ニュージーランドの風刺画「黄禍論」(1907)
アヘン吸引、貪欲、不道徳などの悪徳をふりまく蛸の姿のアジア人がニュージーランドの女性を襲っている。

パラマウント社制作「The Return of Dr. Fu-Manchu
Part Six – “The Silver Buddha”」(1929)

英国の作家サックス・ローマーが義和団の乱の影響を受けて、西欧による支配体制の破壊と、東洋人による世界征服を目指す怪人ドクター・フーマンチュー(傅満洲博士)を主人公とするスパイ小説『怪人フーマンチュー』(1916)を発表。これは“黄禍”を警告する意図で1920年代から1930年代に連続してトーキー映画化された。

  田口卯吉のように黄禍に対抗するあまり、敵のロジックをむりに日本にあてはめた例もある。田口は『日本人種論』『破黄禍論』において、なんと「日本人=アーリア人」説を説いたのだ。これが『日本開化小史』を書いて、福沢諭吉や天野為之と並び称された自由主義経済学の導入者とは、とうてい思えない。そこには「史海」の発行者であって、『国史大系』『群書類従』の編纂に当たった田口のほうの顔が強く出ていた。
 もっとも、このように日本人を優秀化するためにアーリア人やユダヤ人をその流れに牽強付会させようというめちゃくちゃな論陣は、この時期は田口だけでなく、黒岩涙香、竹越与三郎、木村鷹太郎、小谷部全一郎などにも共通していて、かつて長山靖生の『偽史冒険世界』を紹介したときにもふれておいたように、それ自体が黄禍に対する過剰防衛になっていた。
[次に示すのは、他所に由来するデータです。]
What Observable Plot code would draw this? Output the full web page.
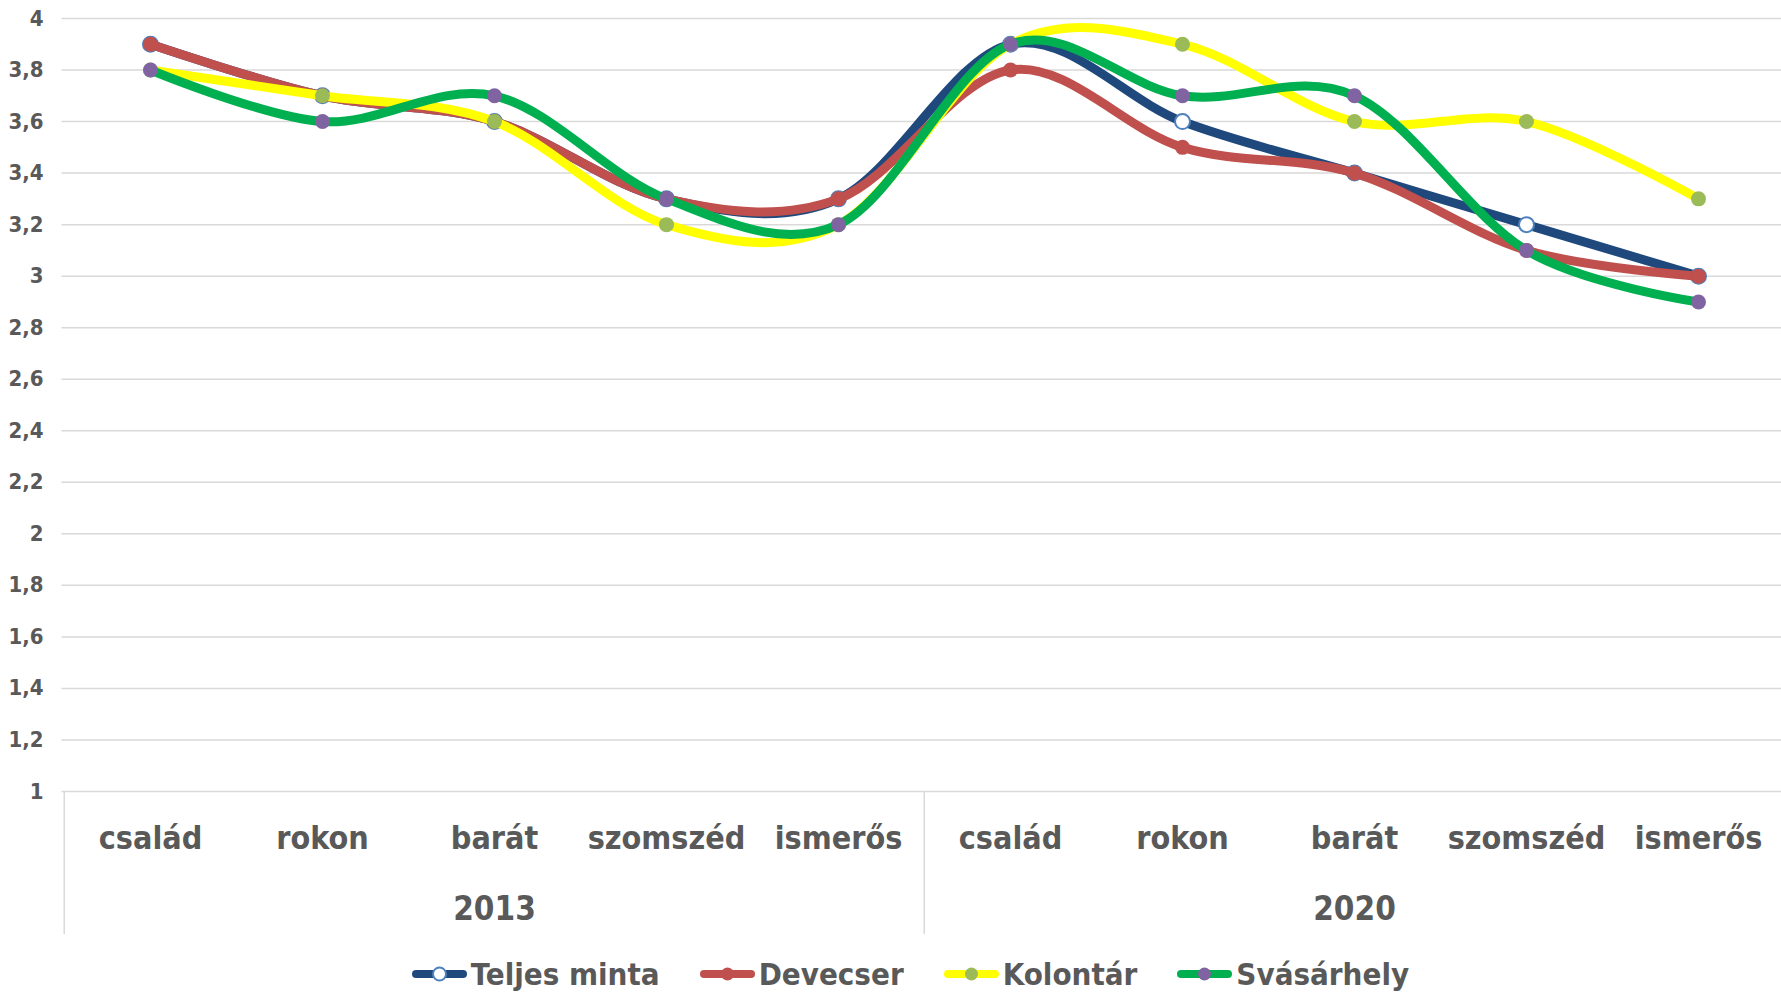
<!DOCTYPE html>
<html><head><meta charset="utf-8">
<script src="https://cdn.jsdelivr.net/npm/d3@7"></script>
<script src="https://cdn.jsdelivr.net/npm/@observablehq/plot@0.6"></script>
<style>
html,body{margin:0;padding:0;background:#fff;overflow:hidden;}
body{font-family:"Liberation Sans Narrow","DejaVu Sans Condensed","Roboto",sans-serif;}
#legend{display:flex;justify-content:center;align-items:center;height:48px;padding-left:40px;color:#595959;font-weight:bold;font-size:31px;}
.item{display:flex;align-items:center;margin:0 20px;}
.item svg{margin-right:4px;}
</style></head><body>
<div id="chart"></div>
<div id="legend"></div>
<script>
const years = ["2013", "2020"];
const categories = ["család", "rokon", "barát", "szomszéd", "ismerős"];
const seriesNames = ["Teljes minta", "Devecser", "Kolontár", "Svásárhely"];
const teljesMinta = [3.9, 3.7, 3.6, 3.3, 3.3, 3.9, 3.6, 3.4, 3.2, 3.0];
const devecser    = [3.9, 3.7, 3.6, 3.3, 3.3, 3.8, 3.5, 3.4, 3.1, 3.0];
const kolontar    = [3.8, 3.7, 3.6, 3.2, 3.2, 3.9, 3.9, 3.6, 3.6, 3.3];
const svasarhely  = [3.8, 3.6, 3.7, 3.3, 3.2, 3.9, 3.7, 3.7, 3.1, 2.9];
const yTicks = [1, 1.2, 1.4, 1.6, 1.8, 2, 2.2, 2.4, 2.6, 2.8, 3, 3.2, 3.4, 3.6, 3.8, 4];

const lineColors = ["#1F497D", "#C0504D", "#FFFF00", "#00B050"];
const markerFill = ["#FFFFFF", "#C0504D", "#9BBB59", "#8064A2"];
const markerStroke = ["#4F81BD", "#C0504D", "#9BBB59", "#8064A2"];
const seriesValues = [teljesMinta, devecser, kolontar, svasarhely];

const keys = years.flatMap(y => categories.map(c => `${y}|${c}`));
const rows = seriesNames.flatMap((s, si) => keys.map((k, i) => ({series: s, si, key: k, value: seriesValues[si][i]})));

const W = 1781, H = 950, mL = 61.5, mR = -5.5, mT = 18, mB = 159;
const plotH = H - mT - mB;
const step = (W - mL - mR) / keys.length;
const fam = '"Liberation Sans Narrow","DejaVu Sans Condensed","Roboto",sans-serif';

const seriesMarks = seriesNames.flatMap((s, si) => {
  const d = rows.filter(r => r.si === si);
  return [
    Plot.line(d, {x: "key", y: "value", stroke: lineColors[si], strokeWidth: 9, curve: "cardinal", strokeLinecap: "round", strokeLinejoin: "round"}),
    Plot.dot(d, {x: "key", y: "value", r: 7.5, fill: markerFill[si], stroke: markerStroke[si], strokeWidth: si === 0 ? 2 : 0})
  ];
});

const chart = Plot.plot({
  width: W, height: H,
  marginLeft: mL, marginRight: mR, marginTop: mT, marginBottom: mB,
  style: {fontFamily: fam, background: "#fff", overflow: "hidden"},
  x: {type: "point", domain: keys, padding: 0.5, axis: null},
  y: {domain: [1, 4], axis: null, label: null},
  marks: [
    Plot.gridY(yTicks, {stroke: "#D9D9D9", strokeOpacity: 1, strokeWidth: 1.5}),
    Plot.ruleX([keys[0], keys[5]], {x: d => d, dx: -step / 2, stroke: "#D9D9D9", strokeWidth: 1.5, insetTop: plotH, insetBottom: -143}),
    Plot.axisY({ticks: yTicks, label: null, tickSize: 0, tickPadding: 18.5, fontSize: 22, fontWeight: "bold", color: "#595959", tickFormat: d => String(+d.toFixed(1)).replace(".", ",")}),
    Plot.text(keys, {x: d => d, text: d => d.split("|")[1], frameAnchor: "bottom", dy: 47, lineAnchor: "middle", fontSize: 32, fontWeight: "bold", fill: "#595959"}),
    Plot.text(years, {x: y => `${y}|barát`, text: d => d, frameAnchor: "bottom", dy: 118, lineAnchor: "middle", fontSize: 33, fontWeight: "bold", fill: "#595959"}),
    ...seriesMarks
  ]
});
document.getElementById("chart").appendChild(chart);

const legend = document.getElementById("legend");
seriesNames.forEach((s, si) => {
  const item = document.createElement("div");
  item.className = "item";
  item.innerHTML = `<svg width="55" height="18"><line x1="4" y1="9" x2="51" y2="9" stroke="${lineColors[si]}" stroke-width="8" stroke-linecap="round"/><circle cx="27.5" cy="9" r="6.5" fill="${markerFill[si]}" stroke="${markerStroke[si]}" stroke-width="${si === 0 ? 2 : 0}"/></svg><span>${s}</span>`;
  legend.appendChild(item);
});
</script>
</body></html>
小谷部は、例の「義経=ジンギスカン」説の発案者である。
 いずれにしても、当時の日本人にもたらした黄禍論の影響は、かなり面倒なものとも、危険なものともなっていったと言わざるをえない。
 橋川文三は、日本に「国体」論が浮上し、天皇唯一主義が受け入れやすくなったのも、また孫文に代表される大アジア主義が流行して日本の国粋主義者がこれに大同団結しようとしたのも、どこかで黄禍論に対する反発がはたらいていたと見た。この見方、いまこそ肝に銘じておくべき見方であろう。

 黄禍論。まことに厄介な代物だった。それは今日のアメリカのWASP主義、中国や韓国の反日感情、インドとパキスタンの憎悪劇などの厄介さを思えば、想定がつくだろう。
 しかし、ほんとうに厄介なのは、アーリア神話、ゲルマン主義、優生学、断種政策、黄禍論が、すべて一緒くたに20世紀の劈頭を荒らしまわっていたということだ。
 ぼくはこのあと、ユーラシアにおける民族の交代劇をその制覇と没落を通して案内していくつもりだが、そしてそこにイスラム主義やモンゴル主義やトルコ主義がどのような光と影をもたらしていったかを、できるだけわかりやすく、できれば順よく案内し、そこから東アジアの盟主となった中国という国がどんな民族ネクサスを演じてきたかを書くつもりだが、それにあたって、スキタイから派生したアーリアン・コメディの長期にわたった脚色劇が20世紀にまで続行していたことを、あらかじめ伝えておきたかったのである。